Banks: Anything X-rated, I laugh.
What was the best thing about not having to worry about hair and makeup when you do an animated movie?
Banks: That was the best thing!
Elizabeth, was there anything that you wore in the animation booth that helped you stay in character or be comfortable?
Banks: Well, the best thing, honestly, is that most of the time on a movie set, the girls have to be there two-and-a-half hours before the boys show up. The boys all forget that. Sleeping in was great. And not caring about the hair and makeup. In the booth, I do most of the recordings barefoot for two reasons.
First of all, you’re not allowed to make any other noise. You can’t even wear a watch that goes “tick, tick, tick” because they hear everything. And also, I also like to be really grounded and bounce around and jump around. It’s an action movie. We have to vocalize all the movements. It’s a good workout, actually. A really good workout.
Morgan, you just learned something, right?
Freeman: I’m learning all kinds of stuff. I really did not know that ladies had to be on set two-and-a-half hours earlier. I know that they had to be there earlier, because if they’ve got hair, it’s got to be put up in curlers.
What lessons should children walk away with after seeing “The Lego Movie”?
Lord: To see it again.
Miller: They should be inspired to be creative and build and try to innovate. That’s the message for anybody in the movie. But also to see it again. That’s really important.
Lin: The movie’s about something within [Emmet] that’s special, and maybe he didn’t recognize it or the society he lived in didn’t recognize it. And I think that’s something everybody identifies with. Everyone, whether you’re a titan of industry or the man on the street, you have that feeling that people don’t recognize your full potential and there’s something really unique about you. And Emmet discovers that and it’s a great message, I think for kids and anybody.
Phil and Chris, when you’re dealing with beloved toys like Lego toys, what kinds of ground rules did you have to star with for the movie?
Lord: We try not to show them “21 Jump Street.”
Miller: Luckily, we wouldn’t have been interested in it if they were like, “We ant to sell these toys! Come help us sell these toys!” They’re doing really well as a company themselves, so they didn’t need a movie, so they had the same level of skepticism that we did.
And everybody agreed that it had to be a film about something. It had to be a film first. They were there and just really supportive of us and let us make the movie we wanted to make. Suckers!
Lin: We were very lucky. Everyone said, “Make a bold movie. Take some risks. Don’t be safe.” They allowed Chris and Phil the freedom to make a bold movie and push the brand.
Freeman: Takes some risks. Hire Morgan Freeman.
Miller: I hear this guy might actually make it in Hollywood.

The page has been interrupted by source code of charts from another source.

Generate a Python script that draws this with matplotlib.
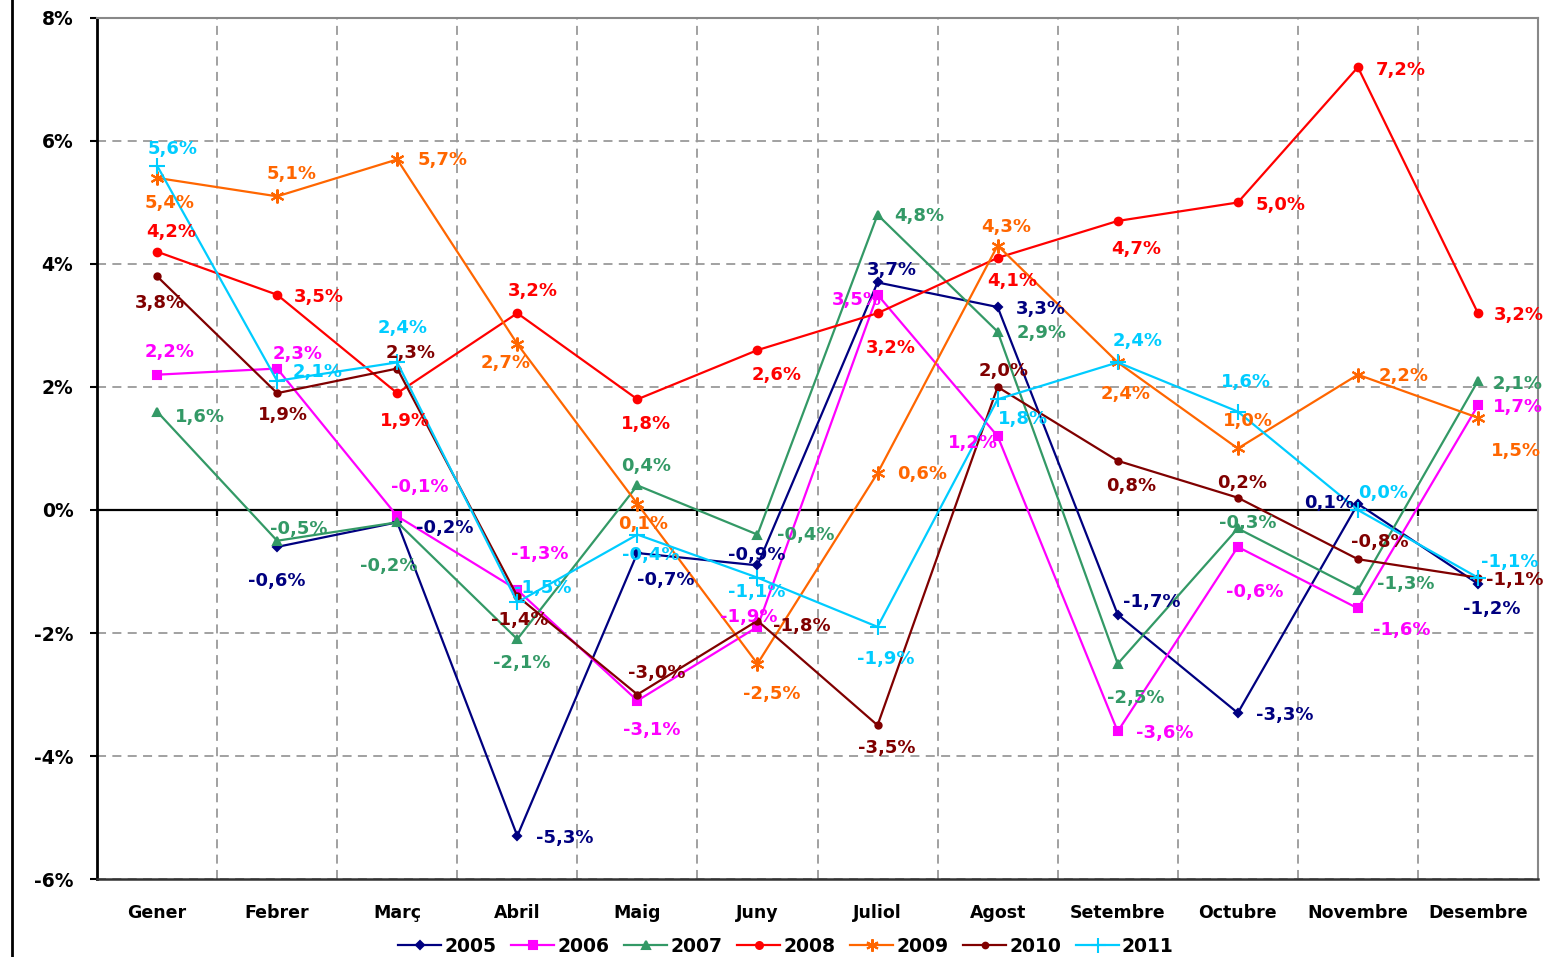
import numpy as np
import matplotlib
matplotlib.use("Agg")
import matplotlib.pyplot as plt
from matplotlib.lines import Line2D

months = ["Gener", "Febrer", "Març", "Abril", "Maig", "Juny",
          "Juliol", "Agost", "Setembre", "Octubre", "Novembre", "Desembre"]
years = ["2005", "2006", "2007", "2008", "2009", "2010", "2011"]

v2005 = [np.nan, -0.6, -0.2, -5.3, -0.7, -0.9, 3.7, 3.3, -1.7, -3.3, 0.1, -1.2]
v2006 = [2.2, 2.3, -0.1, -1.3, -3.1, -1.9, 3.5, 1.2, -3.6, -0.6, -1.6, 1.7]
v2007 = [1.6, -0.5, -0.2, -2.1, 0.4, -0.4, 4.8, 2.9, -2.5, -0.3, -1.3, 2.1]
v2008 = [4.2, 3.5, 1.9, 3.2, 1.8, 2.6, 3.2, 4.1, 4.7, 5.0, 7.2, 3.2]
v2009 = [5.4, 5.1, 5.7, 2.7, 0.1, -2.5, 0.6, 4.3, 2.4, 1.0, 2.2, 1.5]
v2010 = [3.8, 1.9, 2.3, -1.4, -3.0, -1.8, -3.5, 2.0, 0.8, 0.2, -0.8, -1.1]
v2011 = [5.6, 2.1, 2.4, -1.5, -0.4, -1.1, -1.9, 1.8, 2.4, 1.6, 0.0, -1.1]
series = [v2005, v2006, v2007, v2008, v2009, v2010, v2011]

colors = ["#000080", "#FF00FF", "#339966", "#FF0000", "#FF6600", "#800000", "#00CCFF"]
markers = ["D", "s", "^", "o", (6, 2, 0), "o", "+"]
msizes = [4.5, 6, 6, 5.5, 10, 4.5, 12]

# label offsets in pixels (dx right, dy down) for each point's value label
offsets = {
    "2005": [None, (0, 34), (48, 6), (47, 2), (28, 27), (-1, -10), (14, -12),
             (43, 2), (34, -13), (47, 2), (-29, -1), (14, 25)],
    "2006": [(13, -23), (20, -15), (23, -29), (22, -36), (14, 29), (-9, -10),
             (-21, 5), (-25, 7), (47, 2), (17, 45), (44, 22), (40, 2)],
    "2007": [(43, 5), (22, -12), (-8, 44), (4, 24), (9, -19), (48, 0),
             (42, 1), (44, 1), (18, 34), (10, -5), (48, -6), (40, 3)],
    "2008": [(14, -20), (42, 2), (8, 28), (16, -22), (9, 25), (19, 25),
             (13, 35), (15, 23), (18, 28), (43, 3), (43, 3), (41, 2)],
    "2009": [(13, 25), (14, -22), (45, 1), (-12, 19), (6, 20), (14, 30),
             (45, 1), (9, -19), (8, 32), (10, -27), (46, 1), (38, 33)],
    "2010": [(3, 27), (6, 22), (13, -16), (2, 24), (19, -22), (44, 5),
             (9, 23), (6, -16), (13, 25), (4, -15), (22, -17), (37, 2)],
    "2011": [(16, -17), (40, -9), (5, -34), (25, -14), (13, 20), (-1, 14),
             (8, 32), (25, 20), (20, -21), (8, -30), (25, -17), (32, -16)],
}

fig = plt.figure(figsize=(15.47, 9.57), dpi=100)
ax = fig.add_axes([0.0627, 0.0815, 0.9315, 0.8997])

x = np.arange(len(months))
for yr, vals, c, m, ms in zip(years, series, colors, markers, msizes):
    ax.plot(x, vals, color=c, lw=1.6, marker=m, markersize=ms,
            markeredgewidth=1.5, zorder=3)
    for i, v in enumerate(vals):
        if np.isnan(v):
            continue
        dx, dy = offsets[yr][i]
        ax.annotate(f"{v:.1f}%".replace(".", ","), (i, v),
                    xytext=(dx, -dy), textcoords="offset pixels",
                    ha="center", va="center", color=c,
                    fontsize=13, fontweight="bold", zorder=4)

ax.set_xlim(-0.5, len(months) - 0.5)
ax.set_ylim(-6, 8)
ax.set_yticks(np.arange(-6, 9, 2))
ax.set_yticklabels([f"{t}%" for t in range(-6, 9, 2)],
                   fontsize=13.5, fontweight="bold")
ax.set_xticks(x)
ax.set_xticklabels(months, fontsize=12.5, fontweight="bold")
ax.tick_params(axis="x", length=0, pad=18)
ax.tick_params(axis="y", length=5, width=1.5, pad=12, direction="out")

ax.set_xticks(np.arange(-0.5, len(months), 1), minor=True)
ax.tick_params(axis="x", which="minor", length=0)
ax.grid(True, which="minor", axis="x", color="#9a9a9a", lw=1.3,
        linestyle=(0, (5, 3.5)))
ax.grid(True, which="major", axis="y", color="#9a9a9a", lw=1.3,
        linestyle=(0, (5, 3.5)))
ax.grid(False, which="major", axis="x")

ax.axhline(0, color="black", lw=1.6, zorder=2)
ax.vlines(np.arange(0.5, len(months) - 0.5, 1), -0.1, 0, color="black", lw=1.6, zorder=2)

ax.spines["left"].set_color("black")
ax.spines["left"].set_linewidth(2)
ax.spines["bottom"].set_color("#333333")
ax.spines["bottom"].set_linewidth(1.8)
ax.spines["top"].set_color("#888888")
ax.spines["top"].set_linewidth(1.5)
ax.spines["right"].set_color("#888888")
ax.spines["right"].set_linewidth(1.5)

handles = [Line2D([], [], color=c, lw=1.6, marker=m, markersize=ms * 0.9,
                  markeredgewidth=1.5)
           for c, m, ms in zip(colors, markers, msizes)]
fig.legend(handles, years, loc="center", bbox_to_anchor=(786 / 1547, 1 - 946 / 957),
           ncol=7, frameon=False, prop={"size": 13.5, "weight": "bold"},
           handlelength=2.3, handletextpad=0.15, columnspacing=0.8)

fig.add_artist(Line2D([12 / 1547, 12 / 1547], [0, 1], color="black", lw=2,
                      transform=fig.transFigure))

fig.savefig("out.png", dpi=100)
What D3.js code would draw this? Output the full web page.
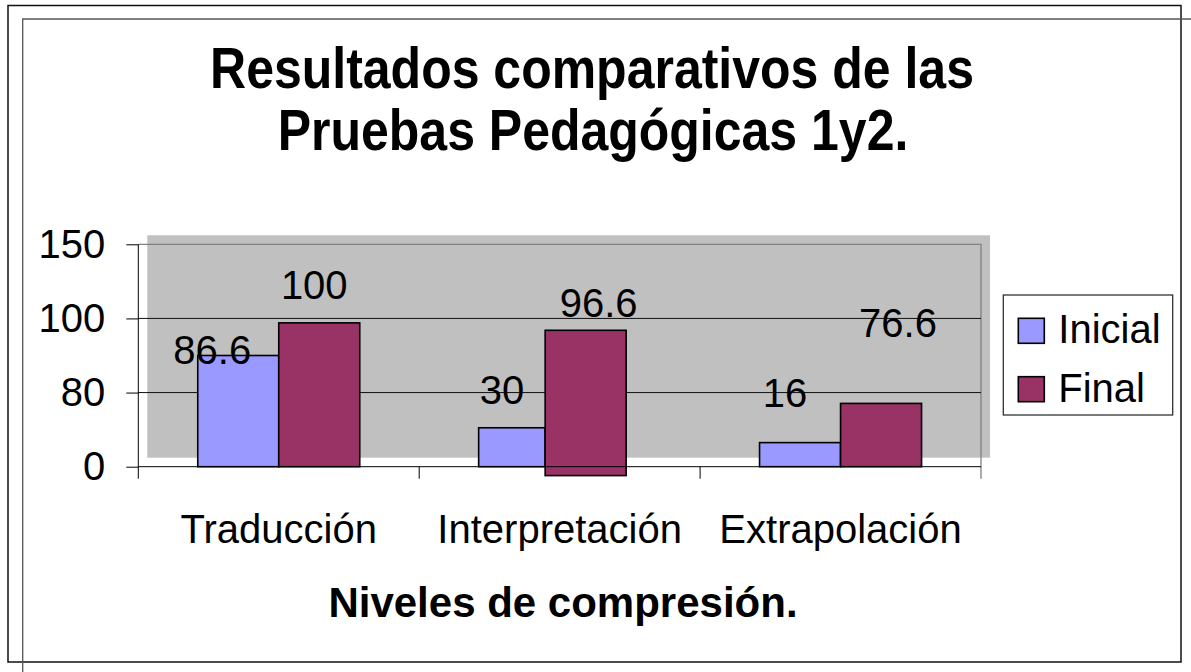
<!DOCTYPE html>
<html>
<head>
<meta charset="utf-8">
<script src="https://cdn.jsdelivr.net/npm/d3@7"></script>
<style>
  body { margin: 0; background: #fff; }
  svg { display: block; }
  text { font-family: "Liberation Sans", Arial, sans-serif; fill: #000; }
</style>
</head>
<body>
<div id="vis"></div>
<script>
// data
var categories = ['Traducción', 'Interpretación', 'Extrapolación'];
var series = ['Inicial', 'Final'];
var inicial = [86.6, 30, 16];      // printed labels
var final = [100, 96.6, 76.6];
// bar tops as they are drawn against the axis (picture doesn't follow the labels)
var inicialDrawn = [90, 42, 26];
var finalDrawn = [98.8, 96.8, 68.3];
var finalBase = [0, -9.6, 0];
var yTicks = [0, 80, 100, 150];

var width = 1191;
var height = 672;

// plot area
var plot = { left: 138.3, right: 981, top: 244.3, bottom: 466.7 };
var groupWidth = 162;
// the Final bar of the middle group sits a bit to the left in the original
var finalShift = [0, -14.5, 0];

var fillColour = d3.scaleOrdinal().domain(series).range(['#9999FF', '#993366']);

// ticks are evenly spaced whatever the value, so a polylinear scale
var step = (plot.bottom - plot.top) / (yTicks.length - 1);
var y = d3.scaleLinear()
  .domain(yTicks)
  .range(yTicks.map(function (d, i) { return plot.bottom - i * step; }));

var x = d3.scaleBand().domain(categories).range([plot.left, plot.right]);
var xs = d3.scaleBand().domain(series).range([0, groupWidth]);

function groupX(c) { return x(c) + (x.bandwidth() - groupWidth) / 2; }

var svg = d3.select('#vis').append('svg')
  .attr('width', width)
  .attr('height', height);

// frames
svg.append('rect')
  .attr('x', 8).attr('y', 5.5)
  .attr('width', 1173).attr('height', 656.5)
  .attr('fill', 'none').attr('stroke', '#111').attr('stroke-width', 1.5);
svg.append('path')
  .attr('d', 'M22.7,672V19H1191')
  .attr('fill', 'none').attr('stroke', '#555').attr('stroke-width', 1.3);

// title (glyphs a little taller than plain Arial)
var titleLines = ['Resultados comparativos de las', 'Pruebas Pedagógicas 1y2.'];
svg.selectAll('.title')
  .data(titleLines)
  .enter().append('text')
  .attr('class', 'title')
  .attr('text-anchor', 'middle')
  .attr('transform', function (d, i) { return 'translate(' + (592 + i) + ',' + (88 + i * 62) + ') scale(1,1.13)'; })
  .style('font-size', '50px')
  .style('font-weight', 'bold')
  .text(function (d) { return d; });

// plot area fill (drawn offset from its frame, like the original)
svg.append('rect')
  .attr('x', plot.left + 9).attr('y', plot.top - 9)
  .attr('width', plot.right - plot.left).attr('height', plot.bottom - plot.top)
  .attr('fill', '#C0C0C0');

// frame top / right
svg.append('path')
  .attr('d', 'M' + plot.left + ',' + plot.top + 'H' + plot.right + 'V' + (plot.bottom + 12))
  .attr('fill', 'none').attr('stroke', '#808080').attr('stroke-width', 1.3);

// gridlines
svg.selectAll('.grid')
  .data(yTicks.filter(function (d) { return d > 0 && d < 150; }))
  .enter().append('line')
  .attr('class', 'grid')
  .attr('x1', plot.left).attr('x2', plot.right)
  .attr('y1', function (d) { return y(d); })
  .attr('y2', function (d) { return y(d); })
  .attr('stroke', '#111').attr('stroke-width', 1);

// bars
var rows = categories.map(function (c, i) {
  var gx = groupX(c);
  var fx = gx + xs('Final') + finalShift[i];
  return [
    { cat: c, s: 'Inicial', top: inicialDrawn[i], base: 0, label: inicial[i], x0: gx, x1: fx },
    { cat: c, s: 'Final', top: finalDrawn[i], base: finalBase[i], label: final[i], x0: fx, x1: fx + xs.bandwidth() }
  ];
});
var bars = d3.merge(rows);

svg.selectAll('.bar')
  .data(bars)
  .enter().append('rect')
  .attr('class', 'bar')
  .attr('x', function (d) { return d.x0; })
  .attr('width', function (d) { return d.x1 - d.x0; })
  .attr('y', function (d) { return y(d.top); })
  .attr('height', function (d) { return y(d.base) - y(d.top); })
  .attr('fill', function (d) { return fillColour(d.s); })
  .attr('stroke', '#000')
  .attr('stroke-width', 1.6);

// y axis
var yAxis = svg.append('g')
  .attr('transform', 'translate(' + plot.left + ',0)')
  .call(d3.axisLeft(y).tickValues(yTicks).tickSize(12).tickPadding(21));
yAxis.select('.domain').remove();
yAxis.selectAll('.tick line').attr('stroke', '#000');
yAxis.selectAll('.tick text')
  .style('font-size', '40px')
  .style('font-family', '"Liberation Sans", Arial, sans-serif');
svg.append('line')
  .attr('x1', plot.left).attr('x2', plot.left)
  .attr('y1', plot.top).attr('y2', plot.bottom + 12)
  .attr('stroke', '#000').attr('stroke-width', 1);

// x axis
svg.append('line')
  .attr('x1', plot.left).attr('x2', plot.right)
  .attr('y1', plot.bottom).attr('y2', plot.bottom)
  .attr('stroke', '#000').attr('stroke-width', 1);
var bounds = categories.map(function (c) { return x(c); }).concat([plot.right]);
svg.selectAll('.xtick')
  .data(bounds.slice(1, 3))
  .enter().append('line')
  .attr('class', 'xtick')
  .attr('x1', function (d) { return d; }).attr('x2', function (d) { return d; })
  .attr('y1', plot.bottom).attr('y2', plot.bottom + 12)
  .attr('stroke', '#000');

var xAxis = svg.append('g')
  .attr('transform', 'translate(0,' + plot.bottom + ')')
  .call(d3.axisBottom(x).tickSize(0).tickPadding(48));
xAxis.select('.domain').remove();
xAxis.selectAll('.tick text')
  .style('font-size', '40px')
  .style('font-family', '"Liberation Sans", Arial, sans-serif');

svg.append('text')
  .attr('x', 563).attr('y', 617)
  .attr('text-anchor', 'middle')
  .style('font-size', '42px')
  .style('font-weight', 'bold')
  .text('Niveles de compresión.');

// data labels, nudged as in the original
var nudge = [[-26, 8], [-5, -24], [-10, -24], [13, -13], [-15, -36], [17, -66]];
svg.selectAll('.label')
  .data(bars)
  .enter().append('text')
  .attr('class', 'label')
  .attr('text-anchor', 'middle')
  .style('font-size', '40px')
  .attr('x', function (d, i) { return (d.x0 + d.x1) / 2 + nudge[i][0]; })
  .attr('y', function (d, i) { return y(d.top) + nudge[i][1]; })
  .text(function (d) { return d.label; });

// legend
var legend = svg.append('g').attr('transform', 'translate(1003.3,295)');
legend.append('rect')
  .attr('width', 169.4).attr('height', 120)
  .attr('fill', '#fff').attr('stroke', '#333').attr('stroke-width', 1.3);
var item = legend.selectAll('.item')
  .data(series)
  .enter().append('g')
  .attr('class', 'item')
  .attr('transform', function (d, i) { return 'translate(15,' + (23.3 + i * 58.4) + ')'; });
item.append('rect')
  .attr('width', 26).attr('height', 25)
  .attr('fill', function (d) { return fillColour(d); })
  .attr('stroke', '#000').attr('stroke-width', 1.6);
item.append('text')
  .attr('x', 40).attr('y', 25)
  .style('font-size', '40px')
  .text(function (d) { return d; });
</script>
</body>
</html>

Lord: This up-and-comer named Morgan Freeman.
Was it difficult to get Morgan Freeman to do “The Lego Movie”? Or were you trying to get a Morgan Freeman sound-alike?
Miller: [He laughs.] He points to Freeman: This guy does the best Morgan Freeman impression.
Lord: We did find the best Morgan Freeman sound-alike.
Miller: It was our dream. We got super-lucky to get him and everybody. We were blessed with the best cast in the history of movies.
What took so long to make “The Lego Movie”?
Freeman: Two things: ideas and money.